Development: One pawn == three moves
That's one example, if those are the kind of things you're looking for.
But there's another issue in this as well. What do you play well? I've known players who turn down activity for material because they're more comfortable maneuvering in tight positions than attacking, and they do it well enough that many attackers will fall short against them, despite the fact that "objectively" they should have taken the other path.
Merely being told that a pawn is worth three moves doesn't help if you're not comfortable being down a pawn, or if you can't find three moves you think are good enough, so your own capacities have to play into that sort of calculation.
It's why the common answer to this sort of question is that through game experience you develop an "intuition" about those sort of equivalences.
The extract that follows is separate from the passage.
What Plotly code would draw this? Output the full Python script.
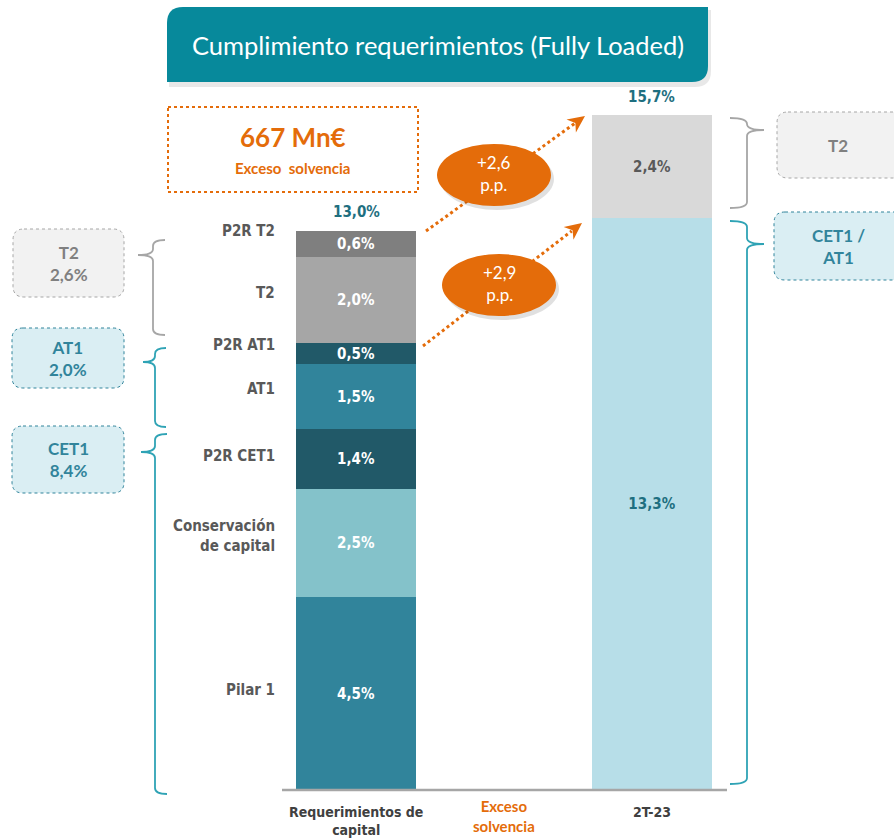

If you're looking for more details like this, Alburt and Lawrence's book "Chess Rules of Thumb" is a possible source. IIRC, Chess.com has a page on them as well. And there's an old book by Horowitz and Mott-Smith called "Point-Count Chess" that tries to turn these sorts of things into numbers. If you're looking for a more recent reference, Gambit has published a couple of books by Erik Kislik that touch in this area, taking advantage of Al Lawrence's new suggested piece values to create a logical structure for reasoning about advantages and disadvantages in chess.
In one sense, your question might boil down to "Rules to Play Winning Chess," and chess, at the moment, doesn't have that sort of quick path to winning consistently. There's too much variety, both in the game and in the players, to make that really possible. But if we're to learn anything from the recent rise of AlphaZero and Leela it's that smallish differences in material don't mean as much as we traditionally thought they did. So learn what it is you play well (and badly) and use that to guide these sorts of decisions.